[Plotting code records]
_ _ _ _ _ _ _

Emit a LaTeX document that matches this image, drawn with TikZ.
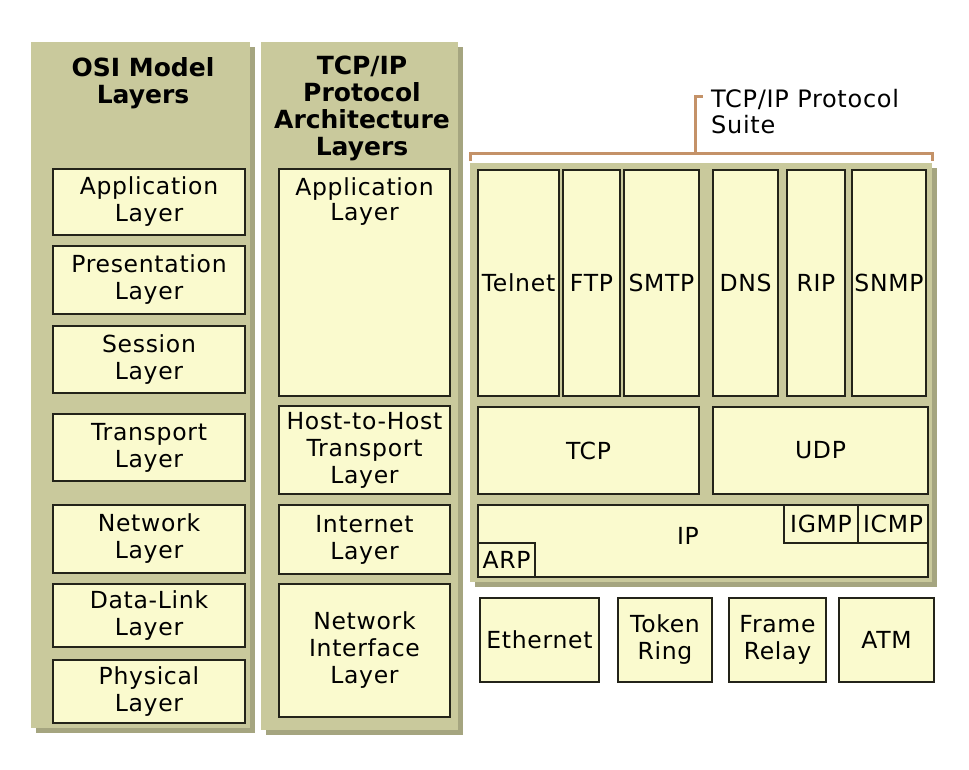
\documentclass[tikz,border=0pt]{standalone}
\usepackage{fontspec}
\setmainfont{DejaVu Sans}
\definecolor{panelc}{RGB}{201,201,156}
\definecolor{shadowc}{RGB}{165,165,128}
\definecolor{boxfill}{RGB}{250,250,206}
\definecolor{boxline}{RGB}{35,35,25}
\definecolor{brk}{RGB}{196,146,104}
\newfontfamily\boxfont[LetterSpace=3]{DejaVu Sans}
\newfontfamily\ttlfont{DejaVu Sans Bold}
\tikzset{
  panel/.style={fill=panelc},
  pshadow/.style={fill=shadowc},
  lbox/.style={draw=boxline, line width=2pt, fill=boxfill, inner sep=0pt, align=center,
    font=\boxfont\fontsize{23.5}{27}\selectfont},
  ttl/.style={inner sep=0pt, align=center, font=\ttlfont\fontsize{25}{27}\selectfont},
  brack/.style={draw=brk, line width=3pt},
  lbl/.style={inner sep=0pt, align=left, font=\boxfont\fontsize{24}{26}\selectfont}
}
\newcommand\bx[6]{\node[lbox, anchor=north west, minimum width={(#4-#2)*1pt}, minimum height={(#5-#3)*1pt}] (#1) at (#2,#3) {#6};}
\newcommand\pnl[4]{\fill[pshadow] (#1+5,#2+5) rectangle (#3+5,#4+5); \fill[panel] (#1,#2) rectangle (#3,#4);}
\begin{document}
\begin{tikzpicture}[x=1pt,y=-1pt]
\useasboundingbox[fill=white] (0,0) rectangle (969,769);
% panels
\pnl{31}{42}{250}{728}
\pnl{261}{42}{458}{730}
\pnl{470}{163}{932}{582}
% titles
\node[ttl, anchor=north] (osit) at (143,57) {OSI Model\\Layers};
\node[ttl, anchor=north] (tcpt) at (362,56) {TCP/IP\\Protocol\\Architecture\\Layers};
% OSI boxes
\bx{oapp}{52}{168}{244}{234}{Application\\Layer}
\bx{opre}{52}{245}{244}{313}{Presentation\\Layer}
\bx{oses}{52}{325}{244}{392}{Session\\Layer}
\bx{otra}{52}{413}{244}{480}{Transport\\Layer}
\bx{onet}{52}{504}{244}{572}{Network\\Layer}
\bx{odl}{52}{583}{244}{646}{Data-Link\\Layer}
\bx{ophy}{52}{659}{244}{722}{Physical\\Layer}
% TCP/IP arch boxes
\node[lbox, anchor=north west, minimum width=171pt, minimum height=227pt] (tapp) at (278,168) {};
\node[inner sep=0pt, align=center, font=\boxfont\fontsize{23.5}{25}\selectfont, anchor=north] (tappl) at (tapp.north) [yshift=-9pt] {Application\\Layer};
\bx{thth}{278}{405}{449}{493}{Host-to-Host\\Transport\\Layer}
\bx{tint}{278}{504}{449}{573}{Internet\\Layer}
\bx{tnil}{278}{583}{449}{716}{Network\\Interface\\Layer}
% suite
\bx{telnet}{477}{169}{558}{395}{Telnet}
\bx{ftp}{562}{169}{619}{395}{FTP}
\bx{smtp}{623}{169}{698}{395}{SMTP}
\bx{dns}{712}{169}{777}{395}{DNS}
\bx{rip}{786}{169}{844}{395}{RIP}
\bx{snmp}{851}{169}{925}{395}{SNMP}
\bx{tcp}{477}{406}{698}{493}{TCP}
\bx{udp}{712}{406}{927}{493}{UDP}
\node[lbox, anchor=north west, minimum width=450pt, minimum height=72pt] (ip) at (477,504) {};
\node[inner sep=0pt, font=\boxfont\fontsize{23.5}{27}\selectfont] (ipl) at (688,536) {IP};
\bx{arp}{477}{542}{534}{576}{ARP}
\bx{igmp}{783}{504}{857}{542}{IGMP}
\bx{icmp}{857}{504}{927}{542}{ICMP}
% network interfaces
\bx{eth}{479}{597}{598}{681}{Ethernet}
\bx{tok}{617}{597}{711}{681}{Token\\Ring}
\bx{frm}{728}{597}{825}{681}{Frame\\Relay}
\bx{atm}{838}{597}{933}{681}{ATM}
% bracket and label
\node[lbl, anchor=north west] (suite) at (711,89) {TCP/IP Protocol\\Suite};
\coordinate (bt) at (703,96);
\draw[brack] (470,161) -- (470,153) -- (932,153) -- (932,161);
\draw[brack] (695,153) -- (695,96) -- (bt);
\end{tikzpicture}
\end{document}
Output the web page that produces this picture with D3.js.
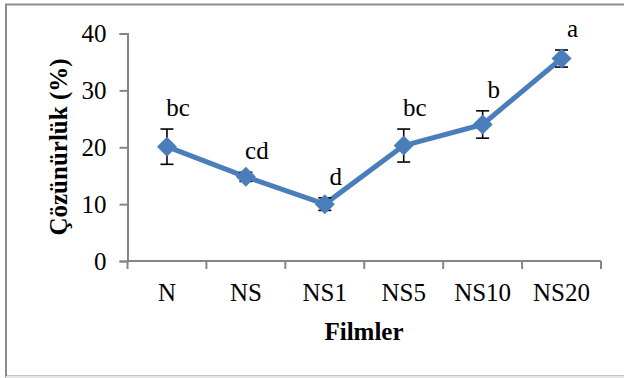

_ _ _ _ _ _ _

• **Problem to work on**
List the lines of the entries that include "this".

• **Exercise result**
Emit a LaTeX document that matches this image, drawn with TikZ.
Output the web page that produces this picture with D3.js.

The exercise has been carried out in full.